September 2nd, 2021 by Dave Leave a reply »

The Cosmos Reveals God’s Great Love

Brian McLaren grew up, as I did, in a very religious home, where “our story” was defined by strict religious obligations, with clear insiders and outsiders. However, a mystical experience in nature opened Brian up to God’s Great Story. He writes: 

I grew up in a religious home. A full-dose, hard-core, shaken-together-and-my-cup-runneth-over, conservative, Bible-believing, Evangelical, fundamentalist Christian home. . . . Holidays and Sundays were just the spiritual appetizers. For the main course, there was also church every Sunday night. And there was a Wednesday night prayer meeting too. . . .

Some neighborhood buddies . . . invited me on a weekend retreat with the youth group from their Southern Baptist church. And that’s where spirituality snuck up and crashed upon me like an unexpected wave at the beach. The retreat leader sent us off on Saturday afternoon for an hour of silence during which we were supposed to pray. I climbed a tree—being a back-to-nature guy—only to discover that my perch was along an ant superhighway and that mosquitoes also liked the shade of that particular tree. But eventually, between swatting and scratching, I actually prayed. My prayer went something like this: “Dear God, before I die, I hope you will let me see the most beautiful sights, hear the most beautiful sounds, and feel the most beautiful feelings that life has to offer.” . . .

In spite of my sincerity, absolutely nothing happened. . . . [After supper,] a few friends and I snuck away to a hillside and found ourselves sitting under one of those sparkling autumn night skies. I walked several paces away from my friends and lay back in the grass, fingers interlocked behind my head, looking up, feeling strangely quiet and at peace. Something began to happen.

I had this feeling of being seen. Known. Named. Loved.

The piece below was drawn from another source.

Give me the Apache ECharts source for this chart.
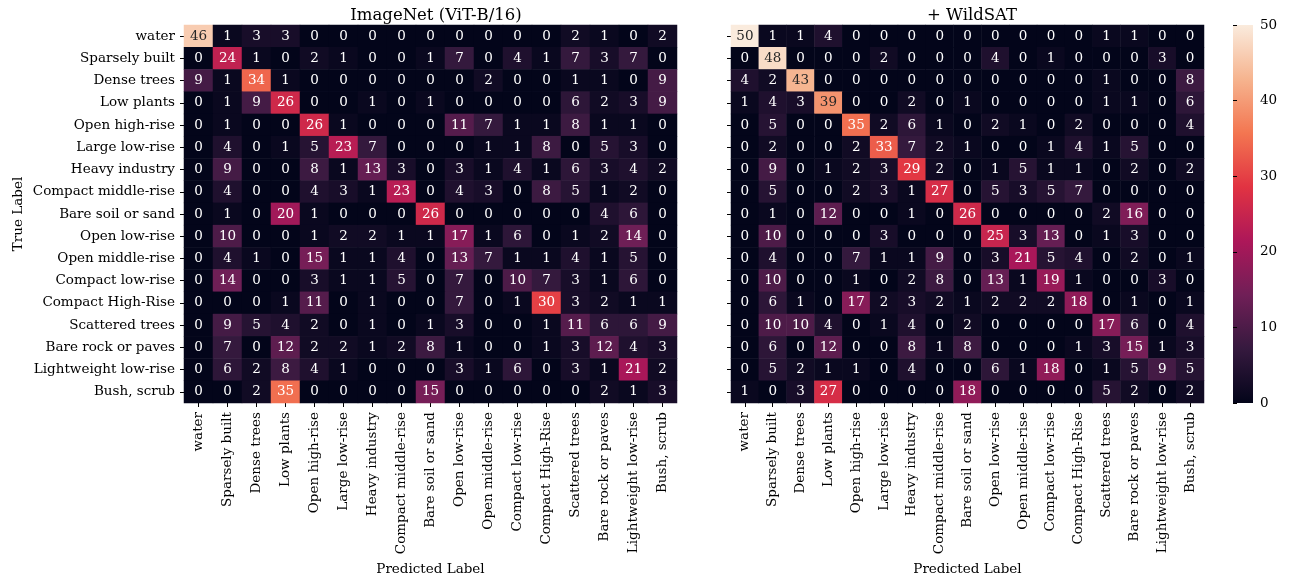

By a Someone bigger than the sky that expanded above me. Young science geek that I was, I pictured myself lying on a little hill on a little continent on a little planet in a little solar system on the rim of a modest galaxy in a sea of billions of galaxies, and I felt that the great big Creator of the whole shebang was somehow noticing little, tiny me. It was as if the whole sky were an eye, and all space were a heart, and I was being targeted as a focal point for attention and love. And the oddest thing happened as this realization sank in. I began to laugh. I wasn’t guffawing, but I was laughing, at first gently, but eventually almost uncontrollably. Profound laughter surged from within me.

It wasn’t a reactive laughter, the kind that erupts when you hear a good joke or see somebody do something ridiculous. It was more like an overflowing laughter, as if all that space I had been feeling opening up inside me was gradually filling up with pure happiness, and once it reached the rim, it spilled over in incandescent joy. “God loves me! Me! God! At this moment! I can feel it!”